Strategic Reality or Feel-Good Myth?
Reynolds supported the pro-green IT view by detailing the risks to business of not adopting green IT. He said companies are doing more computing, requiring more gear and causing IT costs to balloon. This can threaten businesses' budgets. He also said governments will eventually impose taxes and penalties on companies that don't have good green IT policies. Moreover, supply chain partners and customers will demand that products they buy have lower carbon impact. This will start in the government, and will trickle down to consumer groups advocating green IT.In rebuttal, Caldwell continued Smulders' argument, but called green IT a myth made up by people that want to believe they are doing something good for the environment and by businesses that want a new way to sell more products. Don't fixate on such catchphrases as green IT, which people embrace with the fervor of religious converts; instead, focus on just conserving power, Caldwell said.

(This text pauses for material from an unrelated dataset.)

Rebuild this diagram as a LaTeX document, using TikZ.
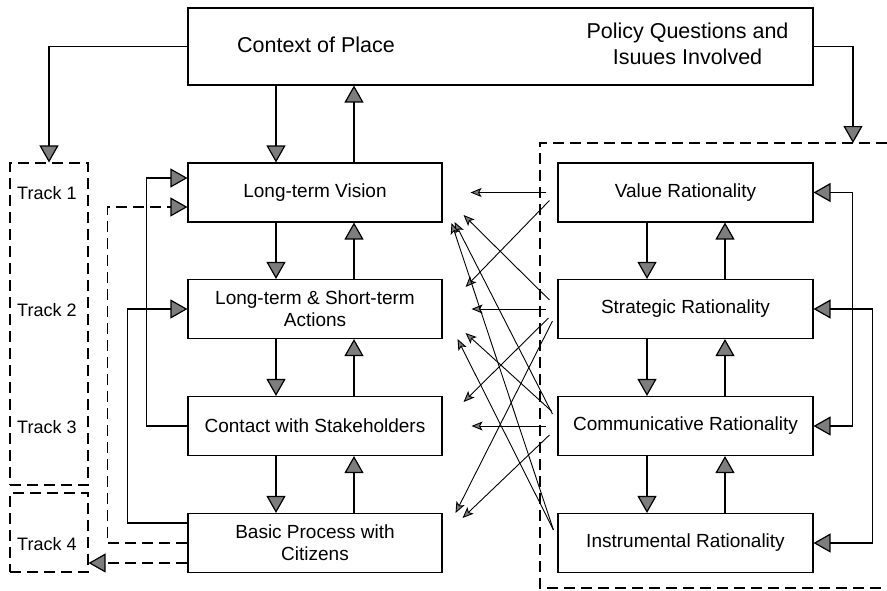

Gartner debate moderator Brian Gammage polled the audience of about 60 people before and after the debate on whether or not they thought green IT mattered. Before the debate, 58 percent said it mattered and 20 percent said it did not. After hearing Smulders' and Caldwell's claims about the myths of green IT, 50 percent of the people polled said green IT mattered and 39 percent said it did not. Gammage also revealed that the research firm itself believes in green IT because it believes green IT can help companies reduce operational costs and reduce strategic risk related to climate change.
"You need to pay attention to green IT issues now and have plans in place to move yourself forward," Reynolds said. "If you fail to do so, you face serious risks in the next five years."